Nouvelle tête au Crif, Francis Kalifat, avec le combat contre l’antisémitisme au cœur.
“Tolérance zéro” contre l’antisémitisme “sous toutes ses formes”, “intransigeance totale” vis-à-vis du Front national: figure consensuelle au discours ferme, Francis Kalifat deviendra dimanche président du Conseil représentatif des institutions juives de France (Crif), vitrine politique de la première communauté juive d’Europe.
Roger Cukierman, 79 ans, cède son siège à ce natif d’Oran (Algérie) âgé de 63 ans, et réputé plus chaleureux que son prédécesseur sous sa barbe grise finement taillée. Un séfarade accède à la tête de l’instance de représentation politique du judaïsme français, une première après presque un demi-siècle de domination ashkénaze. Mais Francis Kalifat n’y voit “aucun symbole”, prenant simplement acte d’une “transformation sociologique de la population juive”.
“Si campagne il y avait eu, cela n’aurait pas été un argument de campagne pour moi”, assure-t-il.
“Une responsabilité lourde, difficile”,
eu égard au contexte
La question ne s’est pas posée: Francis Kalifat se présentera seul, dimanche, aux suffrages de l’assemblée générale du Crif, représentant ses 70 associations.
“En étant positif, on y voit le signe d’un consensus. En étant réaliste, on note que la présidence du Crif est une responsabilité lourde, difficile”, relève ce chef d’une entreprise de chaussures qui s’est organisé pour se consacrer à son mandat de trois ans. “Ce que vit la communauté juive en France exige une mobilisation de tous les instants”, martèle le président bientôt élu.
Plus de 800 actions et menaces antisémites ont été enregistrées en 2015. Soit 40% des actes racistes commis en France, tandis que les Juifs représentent moins de 1% de la population française.

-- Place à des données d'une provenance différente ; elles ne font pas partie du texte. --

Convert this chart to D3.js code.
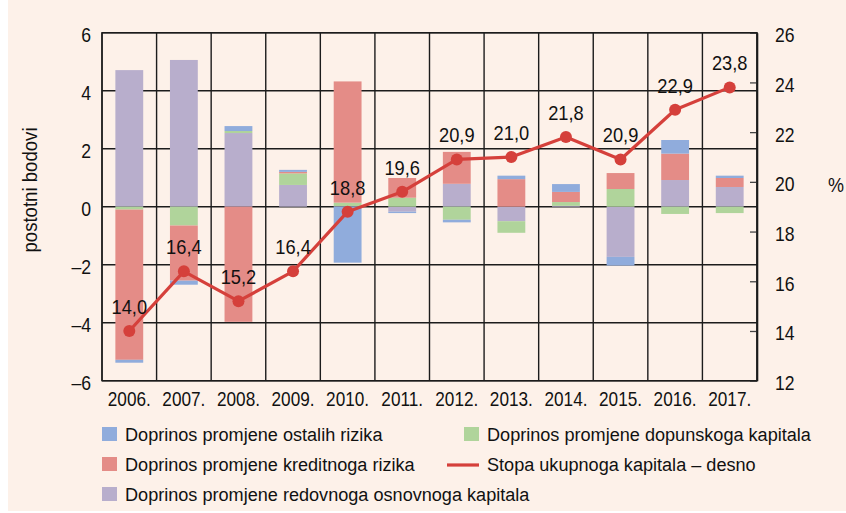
<!DOCTYPE html>
<html>
<head>
<meta charset="utf-8">
<script src="https://cdn.jsdelivr.net/npm/d3@7"></script>
<style>
  html, body { margin: 0; padding: 0; background: #ffffff; }
  svg { display: block; }
  text { font-family: "Liberation Sans", Arial, sans-serif; fill: #111; }
</style>
</head>
<body>
<svg id="chart" width="846" height="513"></svg>
<script>
// Years on the category axis
const years = ["2006.", "2007.", "2008.", "2009.", "2010.", "2011.", "2012.", "2013.", "2014.", "2015.", "2016.", "2017."];

// Contributions to the change of the capital ratio, in percentage points
const ostaliRizici   = [-0.10, -0.14, 0.17, 0.07, -1.93, -0.05, -0.09, 0.12, 0.27, -0.30, 0.47, 0.08];
const kreditniRizik  = [-5.18, -1.90, -3.97, 0.05, 4.18, 0.68, 1.10, 0.95, 0.35, 0.55, 0.91, 0.31];
const redovniKapital = [4.71, 5.06, 2.54, 0.75, 0.02, -0.17, 0.79, -0.50, 0.03, -1.73, 0.92, 0.68];
const dopunskiKapital = [-0.10, -0.65, 0.07, 0.40, 0.12, 0.31, -0.45, -0.40, 0.13, 0.61, -0.25, -0.22];

// Total capital ratio (right axis, %)
const stopaKapitala = [14.0, 16.4, 15.2, 16.4, 18.8, 19.6, 20.9, 21.0, 21.8, 20.9, 22.9, 23.8];

// Axis ticks
const leftTicks = [-6, -4, -2, 0, 2, 4, 6];
const rightTicks = [12, 14, 16, 18, 20, 22, 24, 26];

const seriesNames = {
  ostali: "Doprinos promjene ostalih rizika",
  kreditni: "Doprinos promjene kreditnoga rizika",
  redovni: "Doprinos promjene redovnoga osnovnoga kapitala",
  dopunski: "Doprinos promjene dopunskoga kapitala",
  stopa: "Stopa ukupnoga kapitala \u2013 desno"
};

const colors = {
  ostali: "#90acdc",
  kreditni: "#e48c87",
  redovni: "#b8aecc",
  dopunski: "#b0d49b",
  stopa: "#d5403b"
};

// Build rows for the stack
const rows = years.map((y, i) => ({
  year: y,
  redovni: redovniKapital[i],
  dopunski: dopunskiKapital[i],
  kreditni: kreditniRizik[i],
  ostali: ostaliRizici[i]
}));
const stackKeys = ["redovni", "dopunski", "kreditni", "ostali"];

// Narrow the glyphs horizontally around each text's own anchor point
function squeeze(sel, s) {
  sel.each(function () {
    const t = d3.select(this);
    const x0 = +t.attr("x") || 0;
    t.attr("transform", `matrix(${s},0,0,1,${x0 * (1 - s)},0)`);
  });
}

const svg = d3.select("#chart");
const W = 846, H = 513;

// Background panel
svg.append("rect").attr("x", 0).attr("y", 0).attr("width", W).attr("height", H).attr("fill", "#fdf1e9");
svg.append("rect").attr("x", 0).attr("y", 0).attr("width", 8).attr("height", H).attr("fill", "#ffffff");
svg.append("rect").attr("x", 0).attr("y", 511).attr("width", W).attr("height", 2).attr("fill", "#ffffff");

const plot = { left: 102, right: 757, top: 32.7, bottom: 380.7 };

const x = d3.scaleBand()
  .domain(years)
  .range([plot.left, plot.right])
  .paddingInner(0.49)
  .paddingOuter(0.245);

const yL = d3.scaleLinear().domain([-6, 6]).range([plot.bottom, plot.top]);
const yR = d3.scaleLinear().domain([12, 26]).range([plot.bottom, plot.top]);

const step = x.step();
const gap = (step - x.bandwidth()) / 2;

// Grid
const grid = svg.append("g").attr("stroke", "#1c1c1c").attr("stroke-width", 1.4).attr("fill", "none");
grid.selectAll("line.h").data(leftTicks).join("line")
  .attr("class", "h")
  .attr("x1", plot.left).attr("x2", plot.right)
  .attr("y1", d => yL(d)).attr("y2", d => yL(d));
const bounds = years.map(y => x(y) - gap).concat([x(years[years.length - 1]) + x.bandwidth() + gap]);
grid.selectAll("line.v").data(bounds).join("line")
  .attr("class", "v")
  .attr("x1", d => d).attr("x2", d => d)
  .attr("y1", plot.top).attr("y2", plot.bottom);

// Stacked bars
const stack = d3.stack().keys(stackKeys).offset(d3.stackOffsetDiverging);
const layers = stack(rows);

svg.append("g").selectAll("g").data(layers).join("g")
  .attr("fill", d => colors[d.key])
  .selectAll("rect").data(d => d).join("rect")
  .attr("x", d => x(d.data.year))
  .attr("width", x.bandwidth())
  .attr("y", d => yL(Math.max(d[0], d[1])))
  .attr("height", d => Math.abs(yL(d[0]) - yL(d[1])));

// Left axis
const axL = svg.append("g").attr("transform", `translate(${plot.left},0)`)
  .call(d3.axisLeft(yL).tickValues(leftTicks).tickSize(0).tickPadding(11)
    .tickFormat(d => d < 0 ? "\u2013" + Math.abs(d) : String(d)));
axL.select(".domain").remove();
axL.selectAll("text").attr("font-size", 20).attr("dy", "0.42em")
  .attr("font-family", "'Liberation Sans', Arial, sans-serif").attr("fill", "#111")
  .call(squeeze, 0.88);

// Right axis
const axR = svg.append("g").attr("transform", `translate(${plot.right},0)`)
  .call(d3.axisRight(yR).tickValues(rightTicks).tickSize(0).tickPadding(18).tickFormat(d3.format("d")));
axR.select(".domain").attr("stroke", "#1c1c1c").attr("stroke-width", 1.6);
axR.selectAll("text").attr("font-size", 20).attr("dy", "0.45em")
  .attr("font-family", "'Liberation Sans', Arial, sans-serif").attr("fill", "#111")
  .call(squeeze, 0.88);
axR.selectAll(".tick").append("line")
  .attr("x1", -7).attr("x2", 0).attr("y1", 0).attr("y2", 0)
  .attr("stroke", "#444").attr("stroke-width", 1.3);

// Bottom axis labels
const axB = svg.append("g").attr("transform", `translate(0,${plot.bottom})`)
  .call(d3.axisBottom(x).tickSize(0).tickPadding(10));
axB.select(".domain").remove();
axB.selectAll("text").attr("font-size", 20).attr("dy", "0.78em")
  .attr("font-family", "'Liberation Sans', Arial, sans-serif").attr("fill", "#111")
  .call(squeeze, 0.86);

// Outer frame
svg.append("rect")
  .attr("x", plot.left).attr("y", plot.top)
  .attr("width", plot.right - plot.left).attr("height", plot.bottom - plot.top)
  .attr("fill", "none").attr("stroke", "#1c1c1c").attr("stroke-width", 1.4);

// Axis titles
svg.append("text")
  .attr("transform", `translate(37,190) rotate(-90) scale(0.93,1)`)
  .attr("text-anchor", "middle")
  .attr("font-size", 20)
  .text("postotni bodovi");
svg.append("text")
  .attr("x", 828).attr("y", 192)
  .attr("font-size", 20)
  .text("%")
  .call(squeeze, 0.9);

// Capital ratio line
const cx = d => x(d) + x.bandwidth() / 2;
const lineData = years.map((y, i) => ({ year: y, v: stopaKapitala[i] }));
svg.append("path")
  .datum(lineData)
  .attr("fill", "none")
  .attr("stroke", colors.stopa)
  .attr("stroke-width", 3.2)
  .attr("stroke-linejoin", "round")
  .attr("d", d3.line().x(d => cx(d.year)).y(d => yR(d.v)));
svg.append("g").selectAll("circle").data(lineData).join("circle")
  .attr("cx", d => cx(d.year)).attr("cy", d => yR(d.v)).attr("r", 6)
  .attr("fill", colors.stopa);

const fmt = v => d3.format(".1f")(v).replace(".", ",");
svg.append("g").selectAll("text").data(lineData).join("text")
  .attr("x", d => cx(d.year)).attr("y", d => yR(d.v) - 17)
  .attr("text-anchor", "middle")
  .attr("font-size", 21)
  .text(d => fmt(d.v))
  .call(squeeze, 0.87);

// Legend
const legend = svg.append("g");
const boxItems = [
  { key: "ostali", x: 102, y: 441 },
  { key: "kreditni", x: 102, y: 471 },
  { key: "redovni", x: 102, y: 501 },
  { key: "dopunski", x: 464, y: 441 }
];
boxItems.forEach(it => {
  legend.append("rect").attr("x", it.x).attr("y", it.y - 14).attr("width", 15).attr("height", 14)
    .attr("fill", colors[it.key]);
  legend.append("text").attr("x", it.x + 23).attr("y", it.y).attr("font-size", 19)
    .text(seriesNames[it.key])
    .call(squeeze, 0.953);
});
legend.append("line").attr("x1", 447).attr("x2", 479).attr("y1", 465).attr("y2", 465)
  .attr("stroke", colors.stopa).attr("stroke-width", 3.2);
legend.append("text").attr("x", 487).attr("y", 471).attr("font-size", 19)
  .text(seriesNames.stopa)
  .call(squeeze, 0.953);
</script>
</body>
</html>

Dans une continuité assumée avec son prédécesseur, Francis Kalifat place son mandat “sous le signe de la tolérance zéro face à tout ce qui concerne l’antisémitisme”, notamment sur le web et les réseaux sociaux.
“Celui clairement défini, qu’on peut voir derrière Dieudonné, Soral et tous les prédicateurs islamofascistes”, mais aussi “cet antisionisme qui est la nouvelle façon masquée des antisémites de progresser dans la société, caractérisée par tous les mouvements de boycott” de produits israéliens, notamment dans la gauche radicale, détaille-t-il.
L’Interdiction du BDS pour objectif
Le responsable du Crif veut sans tarder “obtenir de façon claire l’interdiction en France du mouvement BDS” (boycott, désinvestissement et sanctions). Et ce juif “pratiquant et tolérant” s’élève contre ce “fondamentalisme musulman qui aujourd’hui veut déstabiliser complètement les démocraties”.
Interrogé sur l’aliyah, l’émigration juive vers Israël, qui a atteint un niveau record depuis la France avec près de 8.000 départs en 2015, sans compter les installations dans d’autres pays, Francis Kalifat dit vouloir “œuvrer pour que les conditions du choix soient rétablies”. Autrement dit pour que “la sécurité soit assurée et que les Juifs puissent choisir en toute liberté, comme tous les autres Français, de partir ou de rester”.
Il s’inquiète de ce qu’il nomme la “petite aliyah”, ce mouvement par lequel des familles juives fuient l’insécurité de “zones de la couronne parisienne qui sont devenues quasiment +judenrein+”, sans Juifs. “Comment peut-on imaginer qu’en Seine-Saint-Denis il n’y ait plus un enfant juif qui va à l’école publique ?”, s’alarme Francis Kalifat, qui voudrait “retrouver l’esprit” d’une jeunesse passée à Trappes (Yvelines) dans une mixité démographique “complète”.
Ne pas céder “aux yeux doux” du Front national
Dans sa lutte contre l’antisémitisme, cet ancien militant du Betar, mouvement de jeunesse de la droite sioniste, n’oublie pas l’extrême droite française, sa “xénophobie”, et promet une “intransigeance totale” à son égard.
“Je ne céderai ni aux sirènes ni aux yeux doux que peut faire le Front national à la communauté juive de France”, prévient-il.
Cet inconnu du grand public va-t-il réussir à s’imposer à la tête du Crif, dont il affirme qu’il ne mène pas un “combat communautariste” ? “Il est assez consensuel, connaît l’institution, il ne débarque pas”, estime un bon connaisseur de cet homme membre depuis plus de vingt ans du bureau exécutif du Crif, dont il a été longtemps le trésorier et était un des vice-présidents depuis cinq ans. “Je connais les gens et les rouages”, confirme dans un sourire confiant l’intéressé, qui se dit “préparé” à sa fonction. “Je sais les problèmes que nous avons à affronter”, dit-il.